• **GIVEN TASK**
Go through the material and write it all out exactly, minus the pictures.

• **SUPPLIED MATERIAL**
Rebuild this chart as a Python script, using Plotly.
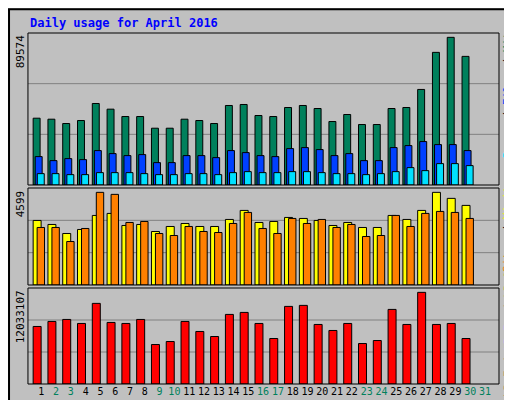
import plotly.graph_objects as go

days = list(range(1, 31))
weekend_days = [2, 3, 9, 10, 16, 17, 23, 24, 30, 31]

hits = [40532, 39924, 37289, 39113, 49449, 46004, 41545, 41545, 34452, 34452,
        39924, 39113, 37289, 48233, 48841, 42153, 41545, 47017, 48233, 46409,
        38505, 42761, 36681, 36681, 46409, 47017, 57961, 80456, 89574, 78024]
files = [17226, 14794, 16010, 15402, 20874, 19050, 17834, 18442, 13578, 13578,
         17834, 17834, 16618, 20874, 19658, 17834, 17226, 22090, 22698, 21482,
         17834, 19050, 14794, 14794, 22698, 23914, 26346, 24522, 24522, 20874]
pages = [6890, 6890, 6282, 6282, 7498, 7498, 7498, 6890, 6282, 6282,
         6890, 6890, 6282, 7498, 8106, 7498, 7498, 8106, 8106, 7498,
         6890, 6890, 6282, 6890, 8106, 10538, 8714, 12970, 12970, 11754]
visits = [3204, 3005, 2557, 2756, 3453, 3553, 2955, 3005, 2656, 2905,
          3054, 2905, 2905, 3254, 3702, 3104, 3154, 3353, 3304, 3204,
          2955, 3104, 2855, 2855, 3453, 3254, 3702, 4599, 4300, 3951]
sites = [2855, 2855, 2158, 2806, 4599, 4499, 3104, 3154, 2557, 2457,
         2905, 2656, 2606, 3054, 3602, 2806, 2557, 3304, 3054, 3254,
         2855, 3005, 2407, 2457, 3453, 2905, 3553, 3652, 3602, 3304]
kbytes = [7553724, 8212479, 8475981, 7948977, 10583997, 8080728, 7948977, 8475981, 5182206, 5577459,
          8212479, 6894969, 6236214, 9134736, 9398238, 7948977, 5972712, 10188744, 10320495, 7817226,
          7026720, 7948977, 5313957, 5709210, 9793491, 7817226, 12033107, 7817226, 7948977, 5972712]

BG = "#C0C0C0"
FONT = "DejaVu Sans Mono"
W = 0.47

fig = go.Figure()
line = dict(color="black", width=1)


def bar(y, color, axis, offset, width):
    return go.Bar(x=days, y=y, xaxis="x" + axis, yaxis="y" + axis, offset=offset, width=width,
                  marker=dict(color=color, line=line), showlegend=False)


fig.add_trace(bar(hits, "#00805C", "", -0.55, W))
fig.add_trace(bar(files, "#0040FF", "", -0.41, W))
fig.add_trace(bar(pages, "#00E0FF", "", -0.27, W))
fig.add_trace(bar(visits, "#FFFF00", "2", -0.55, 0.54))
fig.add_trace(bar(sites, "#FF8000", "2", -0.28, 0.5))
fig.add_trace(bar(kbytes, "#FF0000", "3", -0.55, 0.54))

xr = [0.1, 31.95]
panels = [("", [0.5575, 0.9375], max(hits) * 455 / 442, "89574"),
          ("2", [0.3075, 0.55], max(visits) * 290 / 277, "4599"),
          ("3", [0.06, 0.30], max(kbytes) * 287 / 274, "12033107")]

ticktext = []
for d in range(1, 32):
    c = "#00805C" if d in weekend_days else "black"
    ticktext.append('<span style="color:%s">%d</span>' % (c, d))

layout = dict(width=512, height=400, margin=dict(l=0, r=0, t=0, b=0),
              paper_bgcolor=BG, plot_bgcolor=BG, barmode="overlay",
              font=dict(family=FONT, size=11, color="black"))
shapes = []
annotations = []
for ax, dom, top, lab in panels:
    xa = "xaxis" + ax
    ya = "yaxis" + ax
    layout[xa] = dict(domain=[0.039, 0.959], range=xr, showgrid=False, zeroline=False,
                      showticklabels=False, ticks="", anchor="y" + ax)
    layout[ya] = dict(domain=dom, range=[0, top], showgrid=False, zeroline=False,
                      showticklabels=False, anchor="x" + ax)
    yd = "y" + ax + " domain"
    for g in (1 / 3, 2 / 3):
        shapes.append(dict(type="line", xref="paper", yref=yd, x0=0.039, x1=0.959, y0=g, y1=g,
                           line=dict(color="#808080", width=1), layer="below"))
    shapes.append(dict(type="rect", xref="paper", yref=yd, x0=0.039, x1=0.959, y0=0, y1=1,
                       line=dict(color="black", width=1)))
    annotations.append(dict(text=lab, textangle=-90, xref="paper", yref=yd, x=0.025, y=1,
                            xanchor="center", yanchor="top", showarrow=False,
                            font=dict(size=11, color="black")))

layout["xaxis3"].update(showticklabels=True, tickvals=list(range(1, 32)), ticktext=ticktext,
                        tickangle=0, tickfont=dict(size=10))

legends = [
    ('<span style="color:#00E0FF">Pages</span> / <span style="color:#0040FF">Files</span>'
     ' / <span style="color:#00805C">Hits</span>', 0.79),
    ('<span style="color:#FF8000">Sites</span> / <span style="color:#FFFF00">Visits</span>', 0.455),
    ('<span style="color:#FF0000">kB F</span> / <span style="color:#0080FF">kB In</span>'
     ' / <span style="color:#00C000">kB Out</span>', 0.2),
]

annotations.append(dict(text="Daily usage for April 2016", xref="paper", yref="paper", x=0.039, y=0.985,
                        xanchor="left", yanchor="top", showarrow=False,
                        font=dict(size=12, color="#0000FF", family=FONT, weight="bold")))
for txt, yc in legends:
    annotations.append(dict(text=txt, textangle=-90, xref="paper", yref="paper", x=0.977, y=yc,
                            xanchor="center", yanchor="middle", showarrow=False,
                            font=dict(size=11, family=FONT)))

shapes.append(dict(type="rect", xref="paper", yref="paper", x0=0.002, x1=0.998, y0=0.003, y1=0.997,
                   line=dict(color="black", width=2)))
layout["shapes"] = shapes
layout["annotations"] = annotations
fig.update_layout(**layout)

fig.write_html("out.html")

• **IN RESPONSE**
Rebuild this chart as a Python script, using Plotly.
import plotly.graph_objects as go

days = list(range(1, 31))
weekend_days = [2, 3, 9, 10, 16, 17, 23, 24, 30, 31]

hits = [40532, 39924, 37289, 39113, 49449, 46004, 41545, 41545, 34452, 34452,
        39924, 39113, 37289, 48233, 48841, 42153, 41545, 47017, 48233, 46409,
        38505, 42761, 36681, 36681, 46409, 47017, 57961, 80456, 89574, 78024]
files = [17226, 14794, 16010, 15402, 20874, 19050, 17834, 18442, 13578, 13578,
         17834, 17834, 16618, 20874, 19658, 17834, 17226, 22090, 22698, 21482,
         17834, 19050, 14794, 14794, 22698, 23914, 26346, 24522, 24522, 20874]
pages = [6890, 6890, 6282, 6282, 7498, 7498, 7498, 6890, 6282, 6282,
         6890, 6890, 6282, 7498, 8106, 7498, 7498, 8106, 8106, 7498,
         6890, 6890, 6282, 6890, 8106, 10538, 8714, 12970, 12970, 11754]
visits = [3204, 3005, 2557, 2756, 3453, 3553, 2955, 3005, 2656, 2905,
          3054, 2905, 2905, 3254, 3702, 3104, 3154, 3353, 3304, 3204,
          2955, 3104, 2855, 2855, 3453, 3254, 3702, 4599, 4300, 3951]
sites = [2855, 2855, 2158, 2806, 4599, 4499, 3104, 3154, 2557, 2457,
         2905, 2656, 2606, 3054, 3602, 2806, 2557, 3304, 3054, 3254,
         2855, 3005, 2407, 2457, 3453, 2905, 3553, 3652, 3602, 3304]
kbytes = [7553724, 8212479, 8475981, 7948977, 10583997, 8080728, 7948977, 8475981, 5182206, 5577459,
          8212479, 6894969, 6236214, 9134736, 9398238, 7948977, 5972712, 10188744, 10320495, 7817226,
          7026720, 7948977, 5313957, 5709210, 9793491, 7817226, 12033107, 7817226, 7948977, 5972712]

BG = "#C0C0C0"
FONT = "DejaVu Sans Mono"
W = 0.47

fig = go.Figure()
line = dict(color="black", width=1)


def bar(y, color, axis, offset, width):
    return go.Bar(x=days, y=y, xaxis="x" + axis, yaxis="y" + axis, offset=offset, width=width,
                  marker=dict(color=color, line=line), showlegend=False)


fig.add_trace(bar(hits, "#00805C", "", -0.55, W))
fig.add_trace(bar(files, "#0040FF", "", -0.41, W))
fig.add_trace(bar(pages, "#00E0FF", "", -0.27, W))
fig.add_trace(bar(visits, "#FFFF00", "2", -0.55, 0.54))
fig.add_trace(bar(sites, "#FF8000", "2", -0.28, 0.5))
fig.add_trace(bar(kbytes, "#FF0000", "3", -0.55, 0.54))

xr = [0.1, 31.95]
panels = [("", [0.5575, 0.9375], max(hits) * 455 / 442, "89574"),
          ("2", [0.3075, 0.55], max(visits) * 290 / 277, "4599"),
          ("3", [0.06, 0.30], max(kbytes) * 287 / 274, "12033107")]

ticktext = []
for d in range(1, 32):
    c = "#00805C" if d in weekend_days else "black"
    ticktext.append('<span style="color:%s">%d</span>' % (c, d))

layout = dict(width=512, height=400, margin=dict(l=0, r=0, t=0, b=0),
              paper_bgcolor=BG, plot_bgcolor=BG, barmode="overlay",
              font=dict(family=FONT, size=11, color="black"))
shapes = []
annotations = []
for ax, dom, top, lab in panels:
    xa = "xaxis" + ax
    ya = "yaxis" + ax
    layout[xa] = dict(domain=[0.039, 0.959], range=xr, showgrid=False, zeroline=False,
                      showticklabels=False, ticks="", anchor="y" + ax)
    layout[ya] = dict(domain=dom, range=[0, top], showgrid=False, zeroline=False,
                      showticklabels=False, anchor="x" + ax)
    yd = "y" + ax + " domain"
    for g in (1 / 3, 2 / 3):
        shapes.append(dict(type="line", xref="paper", yref=yd, x0=0.039, x1=0.959, y0=g, y1=g,
                           line=dict(color="#808080", width=1), layer="below"))
    shapes.append(dict(type="rect", xref="paper", yref=yd, x0=0.039, x1=0.959, y0=0, y1=1,
                       line=dict(color="black", width=1)))
    annotations.append(dict(text=lab, textangle=-90, xref="paper", yref=yd, x=0.025, y=1,
                            xanchor="center", yanchor="top", showarrow=False,
                            font=dict(size=11, color="black")))

layout["xaxis3"].update(showticklabels=True, tickvals=list(range(1, 32)), ticktext=ticktext,
                        tickangle=0, tickfont=dict(size=10))

legends = [
    ('<span style="color:#00E0FF">Pages</span> / <span style="color:#0040FF">Files</span>'
     ' / <span style="color:#00805C">Hits</span>', 0.79),
    ('<span style="color:#FF8000">Sites</span> / <span style="color:#FFFF00">Visits</span>', 0.455),
    ('<span style="color:#FF0000">kB F</span> / <span style="color:#0080FF">kB In</span>'
     ' / <span style="color:#00C000">kB Out</span>', 0.2),
]

annotations.append(dict(text="Daily usage for April 2016", xref="paper", yref="paper", x=0.039, y=0.985,
                        xanchor="left", yanchor="top", showarrow=False,
                        font=dict(size=12, color="#0000FF", family=FONT, weight="bold")))
for txt, yc in legends:
    annotations.append(dict(text=txt, textangle=-90, xref="paper", yref="paper", x=0.977, y=yc,
                            xanchor="center", yanchor="middle", showarrow=False,
                            font=dict(size=11, family=FONT)))

shapes.append(dict(type="rect", xref="paper", yref="paper", x0=0.002, x1=0.998, y0=0.003, y1=0.997,
                   line=dict(color="black", width=2)))
layout["shapes"] = shapes
layout["annotations"] = annotations
fig.update_layout(**layout)

fig.write_html("out.html")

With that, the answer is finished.